Don't include pictures. Quote the lines below from the first through the line that contains "const temp4 = [2.2, 3.1, 11.9, 6.3, 5.6, 14.0, 6.2];".
*****
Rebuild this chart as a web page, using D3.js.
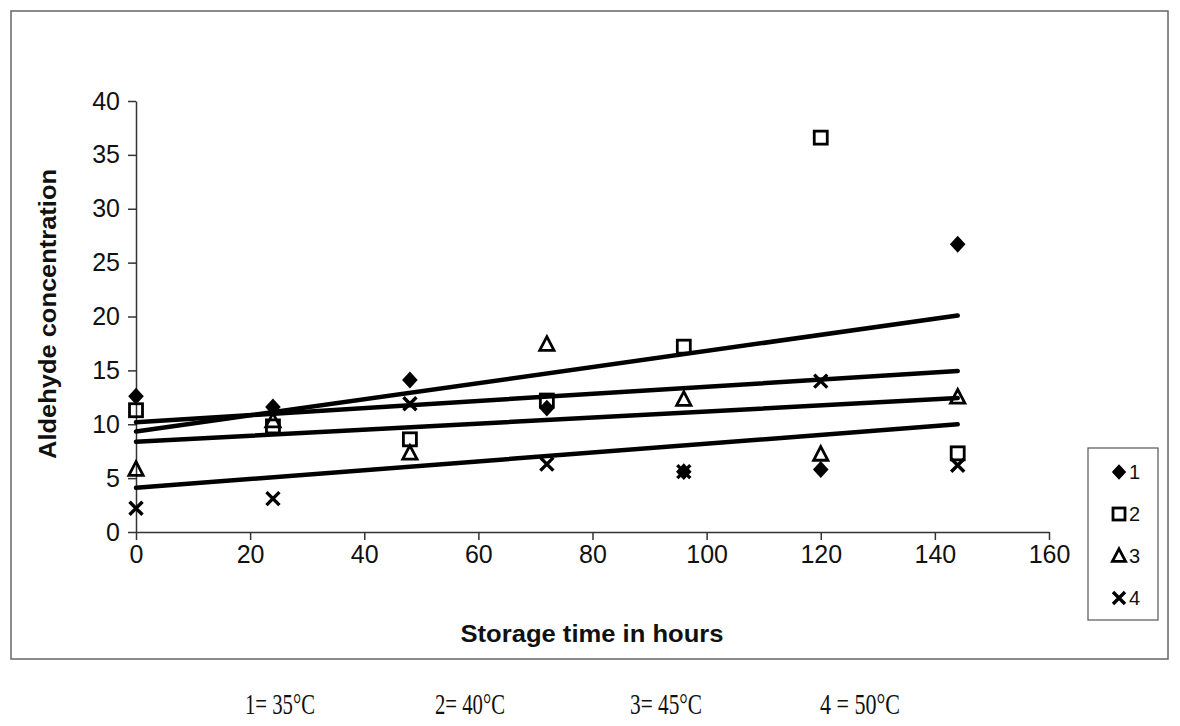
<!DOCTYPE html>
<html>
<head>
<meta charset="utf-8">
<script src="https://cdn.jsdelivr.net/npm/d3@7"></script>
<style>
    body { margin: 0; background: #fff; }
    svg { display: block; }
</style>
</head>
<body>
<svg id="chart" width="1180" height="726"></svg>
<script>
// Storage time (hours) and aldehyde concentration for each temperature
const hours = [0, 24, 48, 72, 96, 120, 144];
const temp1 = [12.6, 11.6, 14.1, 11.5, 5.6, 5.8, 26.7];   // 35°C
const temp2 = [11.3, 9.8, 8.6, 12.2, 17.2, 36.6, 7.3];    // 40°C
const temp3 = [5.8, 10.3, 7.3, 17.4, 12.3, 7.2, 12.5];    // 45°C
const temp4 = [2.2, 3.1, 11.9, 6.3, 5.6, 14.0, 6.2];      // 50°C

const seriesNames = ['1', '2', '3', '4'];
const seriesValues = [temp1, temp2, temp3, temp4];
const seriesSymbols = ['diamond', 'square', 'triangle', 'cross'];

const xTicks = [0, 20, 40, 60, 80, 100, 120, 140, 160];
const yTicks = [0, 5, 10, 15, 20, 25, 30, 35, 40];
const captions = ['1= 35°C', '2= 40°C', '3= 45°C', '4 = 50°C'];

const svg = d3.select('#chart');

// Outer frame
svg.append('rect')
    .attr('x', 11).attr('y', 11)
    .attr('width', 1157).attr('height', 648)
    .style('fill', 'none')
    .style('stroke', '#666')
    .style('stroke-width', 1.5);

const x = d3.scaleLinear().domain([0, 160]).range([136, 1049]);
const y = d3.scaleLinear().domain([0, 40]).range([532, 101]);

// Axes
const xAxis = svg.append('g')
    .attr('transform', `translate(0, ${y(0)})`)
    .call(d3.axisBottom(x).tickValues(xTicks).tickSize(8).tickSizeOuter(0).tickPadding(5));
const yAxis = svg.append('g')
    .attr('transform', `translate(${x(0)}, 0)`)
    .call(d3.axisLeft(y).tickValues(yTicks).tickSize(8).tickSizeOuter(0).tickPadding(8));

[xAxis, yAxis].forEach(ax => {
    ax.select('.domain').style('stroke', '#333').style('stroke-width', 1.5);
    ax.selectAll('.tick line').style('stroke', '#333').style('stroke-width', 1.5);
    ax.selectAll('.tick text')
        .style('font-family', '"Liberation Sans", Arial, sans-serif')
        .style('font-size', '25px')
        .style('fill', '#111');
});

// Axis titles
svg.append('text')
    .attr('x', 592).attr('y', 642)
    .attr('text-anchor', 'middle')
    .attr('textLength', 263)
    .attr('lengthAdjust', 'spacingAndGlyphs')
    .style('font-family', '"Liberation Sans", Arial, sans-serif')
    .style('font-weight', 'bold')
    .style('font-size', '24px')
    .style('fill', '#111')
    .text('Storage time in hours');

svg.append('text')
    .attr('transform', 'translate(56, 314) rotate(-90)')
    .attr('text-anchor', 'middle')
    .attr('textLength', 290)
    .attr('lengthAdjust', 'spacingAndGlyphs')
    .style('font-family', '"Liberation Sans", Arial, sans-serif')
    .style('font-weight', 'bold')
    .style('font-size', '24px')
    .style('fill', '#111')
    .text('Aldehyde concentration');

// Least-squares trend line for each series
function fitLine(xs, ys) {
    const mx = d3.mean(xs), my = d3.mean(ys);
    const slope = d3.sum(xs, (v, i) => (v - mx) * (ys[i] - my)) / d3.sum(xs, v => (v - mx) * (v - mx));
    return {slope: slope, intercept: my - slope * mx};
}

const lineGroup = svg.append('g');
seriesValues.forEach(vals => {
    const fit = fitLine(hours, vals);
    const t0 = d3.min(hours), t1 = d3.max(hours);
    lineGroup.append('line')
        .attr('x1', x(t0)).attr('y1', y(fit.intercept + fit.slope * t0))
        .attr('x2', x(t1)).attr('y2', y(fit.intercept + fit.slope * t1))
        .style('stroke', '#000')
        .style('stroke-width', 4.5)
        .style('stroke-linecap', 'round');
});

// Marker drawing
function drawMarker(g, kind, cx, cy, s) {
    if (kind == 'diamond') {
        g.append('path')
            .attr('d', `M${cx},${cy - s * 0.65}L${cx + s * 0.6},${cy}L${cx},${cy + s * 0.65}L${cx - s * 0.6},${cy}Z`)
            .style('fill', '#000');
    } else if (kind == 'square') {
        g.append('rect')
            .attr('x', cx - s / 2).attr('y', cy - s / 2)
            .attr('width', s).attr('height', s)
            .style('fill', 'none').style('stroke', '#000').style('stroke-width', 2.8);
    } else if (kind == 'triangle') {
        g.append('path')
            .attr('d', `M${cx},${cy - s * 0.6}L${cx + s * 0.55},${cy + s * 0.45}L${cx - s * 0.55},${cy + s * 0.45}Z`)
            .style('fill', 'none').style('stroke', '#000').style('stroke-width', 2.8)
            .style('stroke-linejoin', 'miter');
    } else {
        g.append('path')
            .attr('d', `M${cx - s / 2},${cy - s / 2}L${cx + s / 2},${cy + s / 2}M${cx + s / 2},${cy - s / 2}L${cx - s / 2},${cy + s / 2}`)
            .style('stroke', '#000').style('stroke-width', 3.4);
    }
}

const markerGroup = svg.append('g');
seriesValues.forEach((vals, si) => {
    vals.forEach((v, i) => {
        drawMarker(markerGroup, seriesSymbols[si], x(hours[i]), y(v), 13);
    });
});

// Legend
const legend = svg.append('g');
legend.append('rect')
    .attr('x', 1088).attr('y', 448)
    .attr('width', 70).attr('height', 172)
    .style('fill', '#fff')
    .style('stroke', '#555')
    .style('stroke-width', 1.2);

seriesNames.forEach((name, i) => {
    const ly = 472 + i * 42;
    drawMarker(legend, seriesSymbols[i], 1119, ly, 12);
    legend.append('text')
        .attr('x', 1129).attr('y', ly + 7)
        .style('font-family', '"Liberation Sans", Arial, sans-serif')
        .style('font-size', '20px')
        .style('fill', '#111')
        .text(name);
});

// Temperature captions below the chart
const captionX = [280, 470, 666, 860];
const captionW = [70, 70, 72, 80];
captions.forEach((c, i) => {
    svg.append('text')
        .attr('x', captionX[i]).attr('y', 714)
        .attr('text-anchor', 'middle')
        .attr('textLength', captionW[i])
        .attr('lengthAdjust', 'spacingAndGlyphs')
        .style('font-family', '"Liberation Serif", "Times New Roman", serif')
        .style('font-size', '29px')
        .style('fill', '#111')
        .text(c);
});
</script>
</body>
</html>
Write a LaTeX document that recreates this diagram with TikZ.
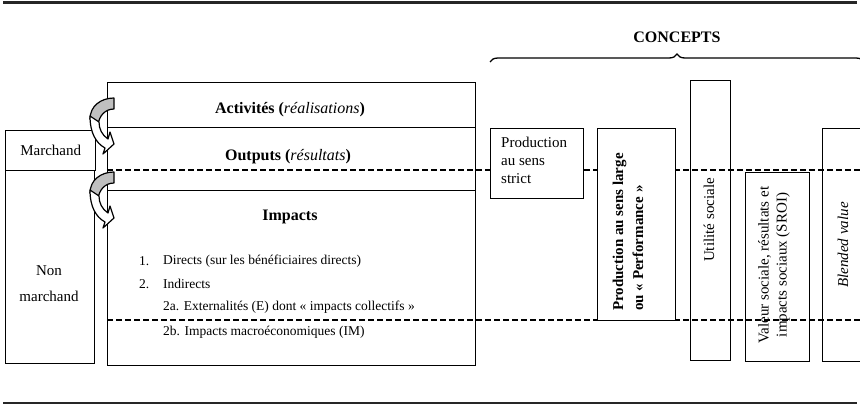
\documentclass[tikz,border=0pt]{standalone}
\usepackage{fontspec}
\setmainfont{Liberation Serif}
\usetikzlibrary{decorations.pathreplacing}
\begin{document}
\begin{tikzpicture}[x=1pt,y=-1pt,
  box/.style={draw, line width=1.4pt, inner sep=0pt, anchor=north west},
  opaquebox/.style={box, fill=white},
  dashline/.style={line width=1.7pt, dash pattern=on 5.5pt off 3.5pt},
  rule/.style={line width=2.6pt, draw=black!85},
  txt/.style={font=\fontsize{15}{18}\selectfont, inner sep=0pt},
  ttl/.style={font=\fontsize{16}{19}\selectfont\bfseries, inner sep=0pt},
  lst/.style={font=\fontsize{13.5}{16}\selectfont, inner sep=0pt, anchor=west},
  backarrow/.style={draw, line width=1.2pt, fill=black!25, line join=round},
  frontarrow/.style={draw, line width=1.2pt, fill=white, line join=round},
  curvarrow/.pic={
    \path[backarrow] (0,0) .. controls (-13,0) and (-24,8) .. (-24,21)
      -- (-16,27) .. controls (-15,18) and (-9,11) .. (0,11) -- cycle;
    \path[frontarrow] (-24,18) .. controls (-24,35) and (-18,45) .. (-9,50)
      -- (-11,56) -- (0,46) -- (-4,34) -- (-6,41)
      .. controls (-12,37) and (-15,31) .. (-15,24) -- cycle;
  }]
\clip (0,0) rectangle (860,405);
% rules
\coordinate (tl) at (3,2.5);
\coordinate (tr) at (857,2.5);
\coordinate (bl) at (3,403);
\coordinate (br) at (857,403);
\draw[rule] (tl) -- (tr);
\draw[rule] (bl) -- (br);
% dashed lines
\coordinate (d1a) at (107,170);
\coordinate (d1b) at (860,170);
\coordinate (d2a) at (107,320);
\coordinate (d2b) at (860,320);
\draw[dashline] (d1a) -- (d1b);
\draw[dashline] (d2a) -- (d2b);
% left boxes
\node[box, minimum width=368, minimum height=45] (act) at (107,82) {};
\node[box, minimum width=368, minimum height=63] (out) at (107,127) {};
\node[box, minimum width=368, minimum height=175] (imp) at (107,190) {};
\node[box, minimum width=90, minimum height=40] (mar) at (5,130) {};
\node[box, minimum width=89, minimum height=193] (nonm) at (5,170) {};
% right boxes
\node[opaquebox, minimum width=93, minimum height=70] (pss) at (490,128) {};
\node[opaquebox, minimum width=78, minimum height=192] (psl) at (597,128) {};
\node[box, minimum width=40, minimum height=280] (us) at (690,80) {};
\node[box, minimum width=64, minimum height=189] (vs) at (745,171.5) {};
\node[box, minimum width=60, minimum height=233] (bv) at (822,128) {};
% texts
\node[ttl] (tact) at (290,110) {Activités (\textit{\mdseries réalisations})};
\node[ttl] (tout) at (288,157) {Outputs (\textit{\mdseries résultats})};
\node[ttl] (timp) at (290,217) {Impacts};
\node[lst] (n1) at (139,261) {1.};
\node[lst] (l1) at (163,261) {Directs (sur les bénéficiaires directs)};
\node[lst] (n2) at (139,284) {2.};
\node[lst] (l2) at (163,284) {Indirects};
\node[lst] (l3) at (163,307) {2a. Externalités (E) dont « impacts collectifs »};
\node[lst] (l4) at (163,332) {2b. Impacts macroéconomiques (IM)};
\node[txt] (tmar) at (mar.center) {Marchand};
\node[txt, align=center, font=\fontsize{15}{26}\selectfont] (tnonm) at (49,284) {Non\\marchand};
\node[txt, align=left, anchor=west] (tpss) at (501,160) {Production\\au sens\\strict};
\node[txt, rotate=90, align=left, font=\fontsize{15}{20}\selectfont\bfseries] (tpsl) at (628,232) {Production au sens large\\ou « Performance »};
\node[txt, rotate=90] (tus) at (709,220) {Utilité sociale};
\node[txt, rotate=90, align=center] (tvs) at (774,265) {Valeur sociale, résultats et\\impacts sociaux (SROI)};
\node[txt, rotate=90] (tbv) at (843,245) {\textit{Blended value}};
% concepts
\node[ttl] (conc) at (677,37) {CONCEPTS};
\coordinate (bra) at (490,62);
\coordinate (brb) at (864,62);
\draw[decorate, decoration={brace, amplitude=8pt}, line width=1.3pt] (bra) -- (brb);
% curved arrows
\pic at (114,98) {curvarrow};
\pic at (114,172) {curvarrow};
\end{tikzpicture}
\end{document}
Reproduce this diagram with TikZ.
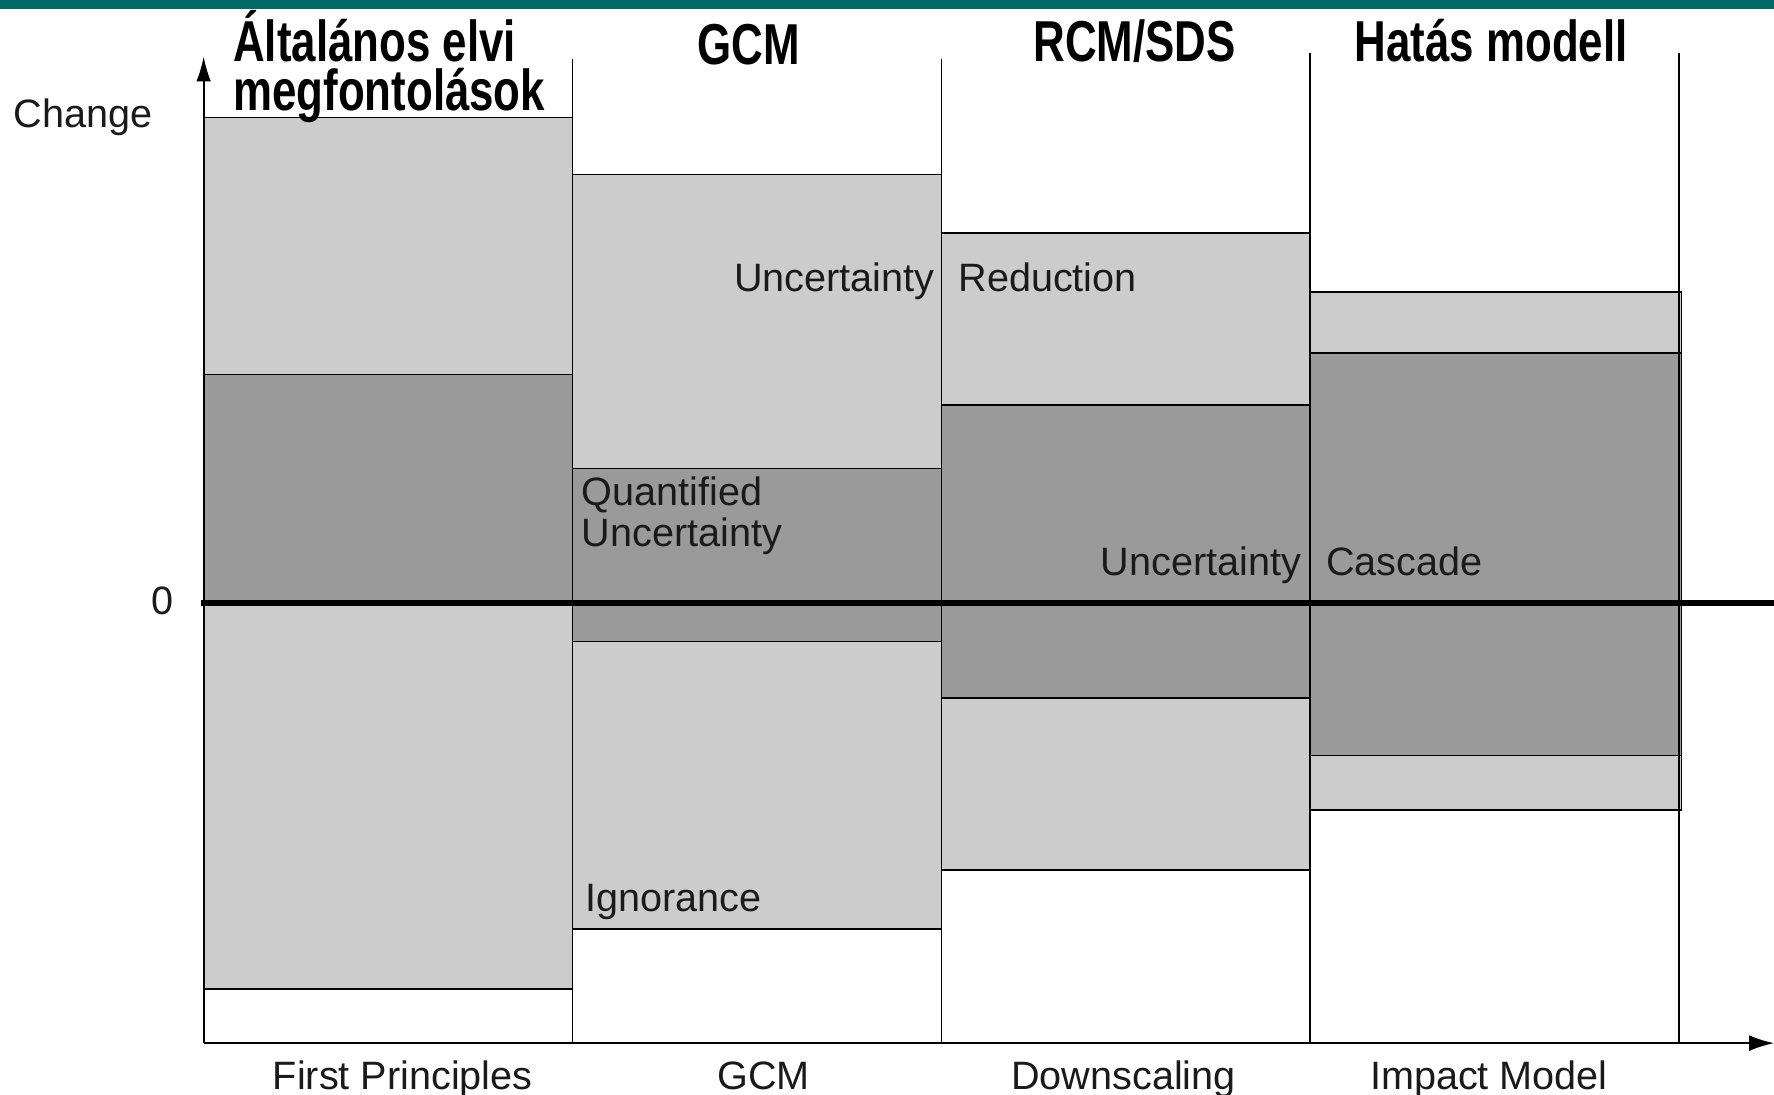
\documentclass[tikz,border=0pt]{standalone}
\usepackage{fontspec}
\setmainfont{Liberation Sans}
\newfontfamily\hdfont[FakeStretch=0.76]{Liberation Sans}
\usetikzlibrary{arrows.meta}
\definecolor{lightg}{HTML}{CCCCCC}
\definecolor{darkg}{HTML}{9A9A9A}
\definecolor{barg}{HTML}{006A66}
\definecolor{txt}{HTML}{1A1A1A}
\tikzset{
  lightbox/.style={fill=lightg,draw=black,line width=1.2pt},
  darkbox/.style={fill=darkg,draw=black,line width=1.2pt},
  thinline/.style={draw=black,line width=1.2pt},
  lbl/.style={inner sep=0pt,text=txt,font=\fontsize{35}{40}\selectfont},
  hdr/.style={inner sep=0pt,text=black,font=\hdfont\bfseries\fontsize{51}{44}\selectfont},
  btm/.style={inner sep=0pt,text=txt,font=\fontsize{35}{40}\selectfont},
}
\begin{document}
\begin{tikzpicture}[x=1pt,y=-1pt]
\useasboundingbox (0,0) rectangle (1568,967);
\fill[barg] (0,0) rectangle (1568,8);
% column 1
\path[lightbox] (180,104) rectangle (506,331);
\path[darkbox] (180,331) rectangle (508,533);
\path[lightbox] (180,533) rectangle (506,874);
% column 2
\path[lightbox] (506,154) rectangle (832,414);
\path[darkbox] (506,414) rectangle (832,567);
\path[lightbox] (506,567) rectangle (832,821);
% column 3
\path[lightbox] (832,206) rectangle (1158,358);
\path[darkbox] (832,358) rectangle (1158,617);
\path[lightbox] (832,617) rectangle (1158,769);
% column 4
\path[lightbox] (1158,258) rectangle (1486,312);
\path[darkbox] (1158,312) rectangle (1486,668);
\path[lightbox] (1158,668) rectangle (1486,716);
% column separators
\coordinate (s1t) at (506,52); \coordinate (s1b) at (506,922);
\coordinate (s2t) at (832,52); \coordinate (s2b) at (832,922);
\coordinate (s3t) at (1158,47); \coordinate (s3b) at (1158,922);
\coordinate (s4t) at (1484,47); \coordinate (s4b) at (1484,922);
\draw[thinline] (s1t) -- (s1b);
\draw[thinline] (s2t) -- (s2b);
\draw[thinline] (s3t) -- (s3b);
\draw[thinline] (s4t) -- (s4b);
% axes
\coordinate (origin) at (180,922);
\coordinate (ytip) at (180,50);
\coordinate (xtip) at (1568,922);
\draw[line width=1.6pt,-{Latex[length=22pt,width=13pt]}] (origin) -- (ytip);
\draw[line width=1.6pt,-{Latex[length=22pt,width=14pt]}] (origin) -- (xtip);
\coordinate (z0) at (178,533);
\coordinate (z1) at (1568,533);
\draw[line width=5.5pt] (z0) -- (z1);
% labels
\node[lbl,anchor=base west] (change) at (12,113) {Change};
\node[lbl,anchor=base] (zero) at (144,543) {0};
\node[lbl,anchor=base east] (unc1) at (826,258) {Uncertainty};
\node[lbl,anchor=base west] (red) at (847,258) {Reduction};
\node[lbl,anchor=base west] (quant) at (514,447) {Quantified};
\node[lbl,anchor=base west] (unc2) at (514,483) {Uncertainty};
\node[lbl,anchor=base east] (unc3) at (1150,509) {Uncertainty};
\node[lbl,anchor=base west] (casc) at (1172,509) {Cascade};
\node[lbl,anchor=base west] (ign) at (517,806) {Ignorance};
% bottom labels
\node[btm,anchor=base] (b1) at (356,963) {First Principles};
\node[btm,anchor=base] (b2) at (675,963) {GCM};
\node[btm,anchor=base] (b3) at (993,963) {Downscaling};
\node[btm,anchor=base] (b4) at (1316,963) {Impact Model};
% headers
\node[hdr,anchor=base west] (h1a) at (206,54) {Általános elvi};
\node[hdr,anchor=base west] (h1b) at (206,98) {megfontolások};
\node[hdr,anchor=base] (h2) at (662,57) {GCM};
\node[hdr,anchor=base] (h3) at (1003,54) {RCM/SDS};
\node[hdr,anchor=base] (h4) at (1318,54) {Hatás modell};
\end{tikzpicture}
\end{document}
*****
◆ **Answer in full**
Rebuild this chart as a web page, using D3.js.
<!DOCTYPE html>
<html>
<head>
<meta charset="utf-8">
<script src="https://cdn.jsdelivr.net/npm/d3@7"></script>
<style>
    body { margin: 0; background: #fff; }
    svg { display: block; }
</style>
</head>
<body>
<svg id="chart" width="1180" height="726"></svg>
<script>
// Storage time (hours) and aldehyde concentration for each temperature
const hours = [0, 24, 48, 72, 96, 120, 144];
const temp1 = [12.6, 11.6, 14.1, 11.5, 5.6, 5.8, 26.7];   // 35°C
const temp2 = [11.3, 9.8, 8.6, 12.2, 17.2, 36.6, 7.3];    // 40°C
const temp3 = [5.8, 10.3, 7.3, 17.4, 12.3, 7.2, 12.5];    // 45°C
const temp4 = [2.2, 3.1, 11.9, 6.3, 5.6, 14.0, 6.2];      // 50°C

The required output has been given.